- _OBJECTIVE_: Give only the number of lines in the data that contain the word "this".

(Rows from a dataset of charts and code)
____________

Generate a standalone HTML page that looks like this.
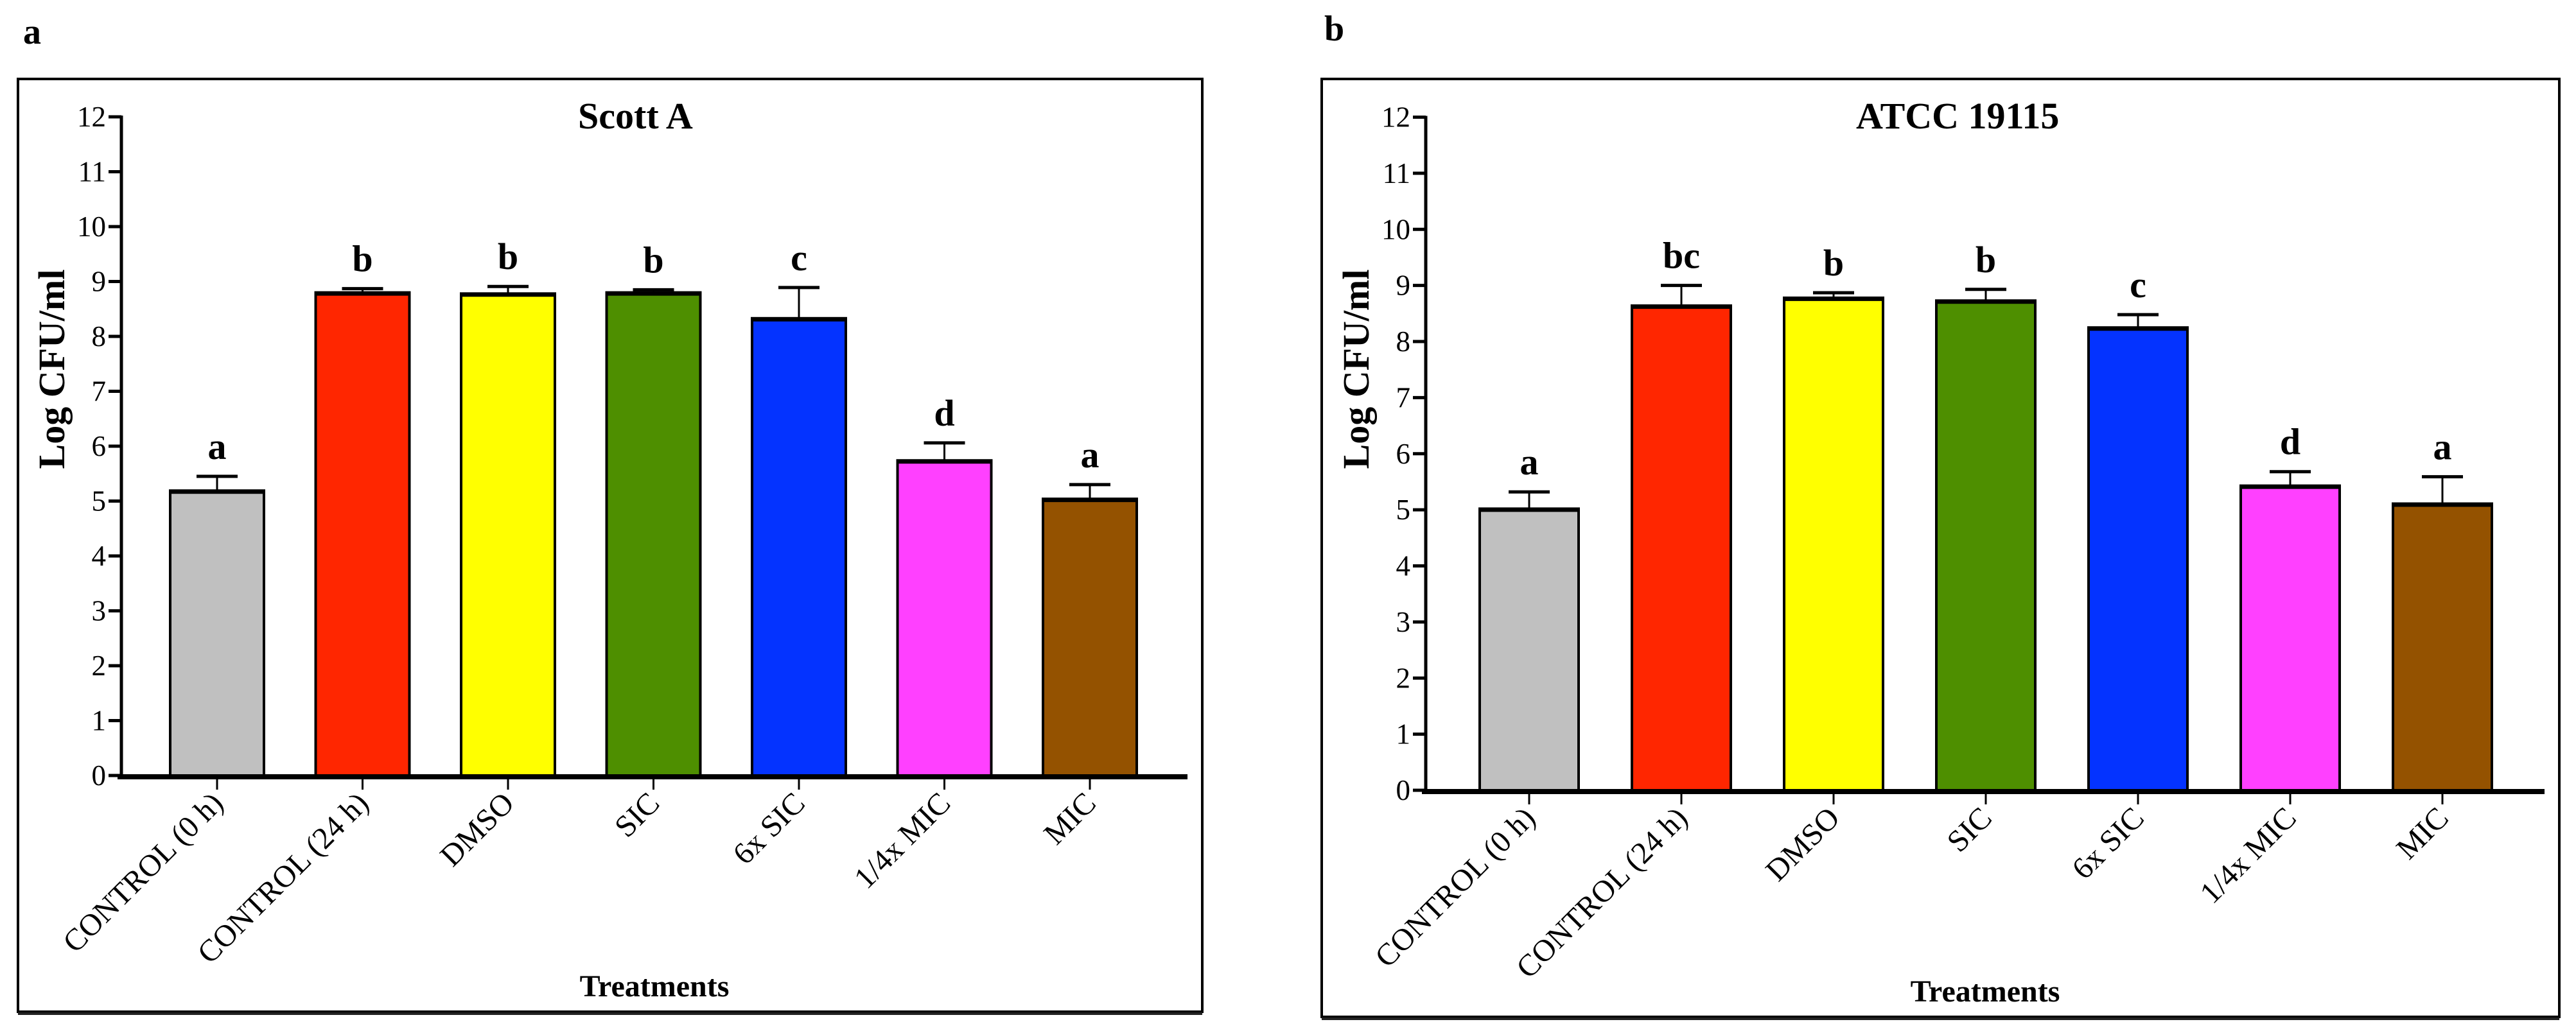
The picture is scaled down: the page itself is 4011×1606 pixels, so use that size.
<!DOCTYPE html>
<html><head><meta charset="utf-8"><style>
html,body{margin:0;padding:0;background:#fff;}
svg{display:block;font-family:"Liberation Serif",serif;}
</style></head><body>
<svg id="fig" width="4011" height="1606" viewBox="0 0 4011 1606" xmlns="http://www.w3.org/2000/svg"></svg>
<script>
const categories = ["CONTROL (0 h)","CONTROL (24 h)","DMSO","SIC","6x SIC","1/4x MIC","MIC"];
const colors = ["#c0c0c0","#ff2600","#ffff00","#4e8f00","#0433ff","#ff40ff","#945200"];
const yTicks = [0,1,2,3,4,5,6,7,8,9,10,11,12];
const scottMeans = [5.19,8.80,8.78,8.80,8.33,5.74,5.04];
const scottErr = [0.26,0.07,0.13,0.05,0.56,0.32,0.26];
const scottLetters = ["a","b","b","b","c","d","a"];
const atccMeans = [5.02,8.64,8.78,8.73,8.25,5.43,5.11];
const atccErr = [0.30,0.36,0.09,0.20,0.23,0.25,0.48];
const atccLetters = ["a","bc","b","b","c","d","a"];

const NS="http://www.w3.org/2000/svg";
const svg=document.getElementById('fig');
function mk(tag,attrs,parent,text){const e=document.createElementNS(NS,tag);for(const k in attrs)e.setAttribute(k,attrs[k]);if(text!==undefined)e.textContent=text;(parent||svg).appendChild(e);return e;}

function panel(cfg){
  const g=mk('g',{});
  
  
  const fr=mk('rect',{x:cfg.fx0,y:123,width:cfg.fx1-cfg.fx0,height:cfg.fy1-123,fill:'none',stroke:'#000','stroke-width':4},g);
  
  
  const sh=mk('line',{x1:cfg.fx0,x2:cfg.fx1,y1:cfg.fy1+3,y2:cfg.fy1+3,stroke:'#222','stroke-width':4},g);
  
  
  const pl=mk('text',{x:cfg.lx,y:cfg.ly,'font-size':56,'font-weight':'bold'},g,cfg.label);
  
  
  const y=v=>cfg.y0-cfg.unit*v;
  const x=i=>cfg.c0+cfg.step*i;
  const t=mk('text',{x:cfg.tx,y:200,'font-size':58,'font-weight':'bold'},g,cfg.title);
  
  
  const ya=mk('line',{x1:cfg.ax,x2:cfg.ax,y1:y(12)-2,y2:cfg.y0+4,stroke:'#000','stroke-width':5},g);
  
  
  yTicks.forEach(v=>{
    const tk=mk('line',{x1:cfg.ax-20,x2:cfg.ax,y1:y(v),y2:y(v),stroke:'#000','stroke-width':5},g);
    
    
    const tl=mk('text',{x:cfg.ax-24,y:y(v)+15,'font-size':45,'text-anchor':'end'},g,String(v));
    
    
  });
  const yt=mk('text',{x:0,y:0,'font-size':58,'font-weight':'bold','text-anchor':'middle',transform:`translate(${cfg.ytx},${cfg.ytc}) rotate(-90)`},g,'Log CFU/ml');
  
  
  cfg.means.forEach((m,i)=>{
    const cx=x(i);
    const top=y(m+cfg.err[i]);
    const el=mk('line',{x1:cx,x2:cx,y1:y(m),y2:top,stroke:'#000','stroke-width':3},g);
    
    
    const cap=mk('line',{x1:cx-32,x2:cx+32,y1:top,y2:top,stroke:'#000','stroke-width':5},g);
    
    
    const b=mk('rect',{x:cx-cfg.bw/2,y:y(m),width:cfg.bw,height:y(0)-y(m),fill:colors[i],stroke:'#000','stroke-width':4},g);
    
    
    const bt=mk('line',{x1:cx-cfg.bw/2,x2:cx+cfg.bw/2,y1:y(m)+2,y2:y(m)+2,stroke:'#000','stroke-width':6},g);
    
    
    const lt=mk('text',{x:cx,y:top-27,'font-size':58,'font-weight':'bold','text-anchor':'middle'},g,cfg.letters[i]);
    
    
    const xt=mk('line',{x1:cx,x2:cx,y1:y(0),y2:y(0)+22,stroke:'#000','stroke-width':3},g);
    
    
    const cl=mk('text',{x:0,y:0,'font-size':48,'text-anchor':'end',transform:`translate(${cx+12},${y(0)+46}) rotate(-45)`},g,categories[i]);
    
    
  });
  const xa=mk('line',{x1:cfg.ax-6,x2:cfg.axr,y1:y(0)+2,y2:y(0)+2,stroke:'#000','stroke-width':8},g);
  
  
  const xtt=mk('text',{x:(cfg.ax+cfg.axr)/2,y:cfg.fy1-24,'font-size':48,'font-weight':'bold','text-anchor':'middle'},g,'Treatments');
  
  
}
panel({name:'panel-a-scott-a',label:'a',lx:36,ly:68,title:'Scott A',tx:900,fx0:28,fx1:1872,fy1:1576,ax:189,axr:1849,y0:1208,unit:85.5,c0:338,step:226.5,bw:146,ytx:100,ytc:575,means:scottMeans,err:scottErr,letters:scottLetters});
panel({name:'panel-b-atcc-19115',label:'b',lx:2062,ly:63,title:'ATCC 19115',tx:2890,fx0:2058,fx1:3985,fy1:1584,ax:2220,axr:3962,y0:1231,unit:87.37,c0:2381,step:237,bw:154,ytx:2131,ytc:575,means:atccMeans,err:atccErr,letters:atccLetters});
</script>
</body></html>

____________

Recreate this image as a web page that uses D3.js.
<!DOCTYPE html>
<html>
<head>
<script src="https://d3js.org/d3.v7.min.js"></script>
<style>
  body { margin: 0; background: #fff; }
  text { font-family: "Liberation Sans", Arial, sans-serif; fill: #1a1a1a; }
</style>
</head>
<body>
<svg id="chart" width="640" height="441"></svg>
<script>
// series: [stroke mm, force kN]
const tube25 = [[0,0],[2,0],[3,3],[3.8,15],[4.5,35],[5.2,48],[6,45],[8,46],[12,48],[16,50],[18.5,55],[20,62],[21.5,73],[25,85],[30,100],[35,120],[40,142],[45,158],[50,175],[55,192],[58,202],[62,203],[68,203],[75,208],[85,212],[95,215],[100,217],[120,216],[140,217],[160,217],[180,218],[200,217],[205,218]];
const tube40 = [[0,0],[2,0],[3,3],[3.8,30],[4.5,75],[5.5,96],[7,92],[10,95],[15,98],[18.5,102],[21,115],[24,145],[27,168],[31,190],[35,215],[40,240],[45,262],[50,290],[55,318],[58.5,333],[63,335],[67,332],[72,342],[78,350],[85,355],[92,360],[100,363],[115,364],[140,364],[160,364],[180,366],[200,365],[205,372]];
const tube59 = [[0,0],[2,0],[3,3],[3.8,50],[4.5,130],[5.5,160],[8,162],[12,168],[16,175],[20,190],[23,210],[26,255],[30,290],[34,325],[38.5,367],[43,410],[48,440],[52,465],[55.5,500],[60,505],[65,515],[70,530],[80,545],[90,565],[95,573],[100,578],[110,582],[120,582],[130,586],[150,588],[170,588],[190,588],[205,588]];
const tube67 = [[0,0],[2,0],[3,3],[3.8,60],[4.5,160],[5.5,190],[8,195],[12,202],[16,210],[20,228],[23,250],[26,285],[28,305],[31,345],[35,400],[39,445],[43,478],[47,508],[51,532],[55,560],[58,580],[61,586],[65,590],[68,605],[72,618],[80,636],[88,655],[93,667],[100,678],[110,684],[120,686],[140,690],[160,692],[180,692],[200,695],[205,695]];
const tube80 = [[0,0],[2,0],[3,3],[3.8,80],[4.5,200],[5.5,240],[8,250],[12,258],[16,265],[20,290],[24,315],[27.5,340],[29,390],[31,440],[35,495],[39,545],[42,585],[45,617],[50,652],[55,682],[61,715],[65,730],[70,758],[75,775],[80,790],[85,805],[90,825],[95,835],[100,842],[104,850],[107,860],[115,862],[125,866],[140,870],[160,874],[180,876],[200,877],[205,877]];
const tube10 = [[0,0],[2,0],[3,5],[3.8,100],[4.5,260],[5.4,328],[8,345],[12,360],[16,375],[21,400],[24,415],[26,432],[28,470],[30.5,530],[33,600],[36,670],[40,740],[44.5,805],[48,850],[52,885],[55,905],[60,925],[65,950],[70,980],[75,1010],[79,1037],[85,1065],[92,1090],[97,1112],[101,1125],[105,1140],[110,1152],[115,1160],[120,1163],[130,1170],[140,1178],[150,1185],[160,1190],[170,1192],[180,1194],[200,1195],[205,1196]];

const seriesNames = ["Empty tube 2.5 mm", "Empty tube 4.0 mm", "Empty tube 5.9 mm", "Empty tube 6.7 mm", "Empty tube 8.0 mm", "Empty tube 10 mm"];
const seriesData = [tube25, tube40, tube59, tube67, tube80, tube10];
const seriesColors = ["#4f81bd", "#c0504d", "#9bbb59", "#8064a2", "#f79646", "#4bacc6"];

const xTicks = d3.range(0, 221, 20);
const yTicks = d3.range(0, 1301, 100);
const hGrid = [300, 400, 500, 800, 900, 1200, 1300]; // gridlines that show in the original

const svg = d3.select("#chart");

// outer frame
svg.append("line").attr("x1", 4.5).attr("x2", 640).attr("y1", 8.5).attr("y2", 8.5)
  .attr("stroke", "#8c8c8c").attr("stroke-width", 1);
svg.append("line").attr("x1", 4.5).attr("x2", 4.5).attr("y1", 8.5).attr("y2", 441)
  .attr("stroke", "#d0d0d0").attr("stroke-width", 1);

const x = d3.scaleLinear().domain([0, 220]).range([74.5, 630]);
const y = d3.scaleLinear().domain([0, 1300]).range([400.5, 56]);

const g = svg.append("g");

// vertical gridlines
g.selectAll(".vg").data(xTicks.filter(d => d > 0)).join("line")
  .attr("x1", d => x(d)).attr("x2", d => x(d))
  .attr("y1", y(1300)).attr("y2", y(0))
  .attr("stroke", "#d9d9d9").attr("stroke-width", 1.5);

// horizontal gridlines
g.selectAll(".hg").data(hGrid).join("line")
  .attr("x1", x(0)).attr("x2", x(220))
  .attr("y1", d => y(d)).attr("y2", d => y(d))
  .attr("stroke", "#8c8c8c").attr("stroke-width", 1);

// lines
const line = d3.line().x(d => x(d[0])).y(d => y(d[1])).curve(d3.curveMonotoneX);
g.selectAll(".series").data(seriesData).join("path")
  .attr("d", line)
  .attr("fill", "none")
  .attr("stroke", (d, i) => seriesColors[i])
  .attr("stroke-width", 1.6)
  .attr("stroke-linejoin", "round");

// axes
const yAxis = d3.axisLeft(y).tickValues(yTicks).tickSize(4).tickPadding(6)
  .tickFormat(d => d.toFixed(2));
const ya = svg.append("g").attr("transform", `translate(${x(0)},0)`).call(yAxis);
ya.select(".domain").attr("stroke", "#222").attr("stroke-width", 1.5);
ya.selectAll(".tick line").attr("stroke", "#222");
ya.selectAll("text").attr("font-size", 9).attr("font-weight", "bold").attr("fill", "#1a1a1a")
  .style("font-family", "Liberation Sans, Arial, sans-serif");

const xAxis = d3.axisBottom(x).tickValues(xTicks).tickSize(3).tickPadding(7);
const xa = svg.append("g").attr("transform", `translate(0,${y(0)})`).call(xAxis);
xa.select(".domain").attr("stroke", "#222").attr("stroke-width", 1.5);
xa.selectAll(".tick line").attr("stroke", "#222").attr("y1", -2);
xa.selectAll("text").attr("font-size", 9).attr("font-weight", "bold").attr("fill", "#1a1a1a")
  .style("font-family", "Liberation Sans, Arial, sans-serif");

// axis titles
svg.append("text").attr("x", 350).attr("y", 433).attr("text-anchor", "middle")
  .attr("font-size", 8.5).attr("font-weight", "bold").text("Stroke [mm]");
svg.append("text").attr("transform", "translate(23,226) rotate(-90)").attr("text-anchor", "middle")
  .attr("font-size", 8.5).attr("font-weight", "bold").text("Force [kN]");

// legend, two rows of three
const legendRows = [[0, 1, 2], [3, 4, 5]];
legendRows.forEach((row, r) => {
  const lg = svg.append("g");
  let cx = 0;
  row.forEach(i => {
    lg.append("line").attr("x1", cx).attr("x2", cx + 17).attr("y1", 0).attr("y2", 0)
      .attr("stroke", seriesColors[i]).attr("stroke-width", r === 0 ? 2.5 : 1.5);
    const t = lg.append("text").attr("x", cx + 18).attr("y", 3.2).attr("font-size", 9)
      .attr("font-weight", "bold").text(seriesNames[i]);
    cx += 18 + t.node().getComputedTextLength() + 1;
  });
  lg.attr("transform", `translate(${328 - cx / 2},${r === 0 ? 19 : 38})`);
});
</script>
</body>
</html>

____________

- _EXERCISE OUTPUT_: 2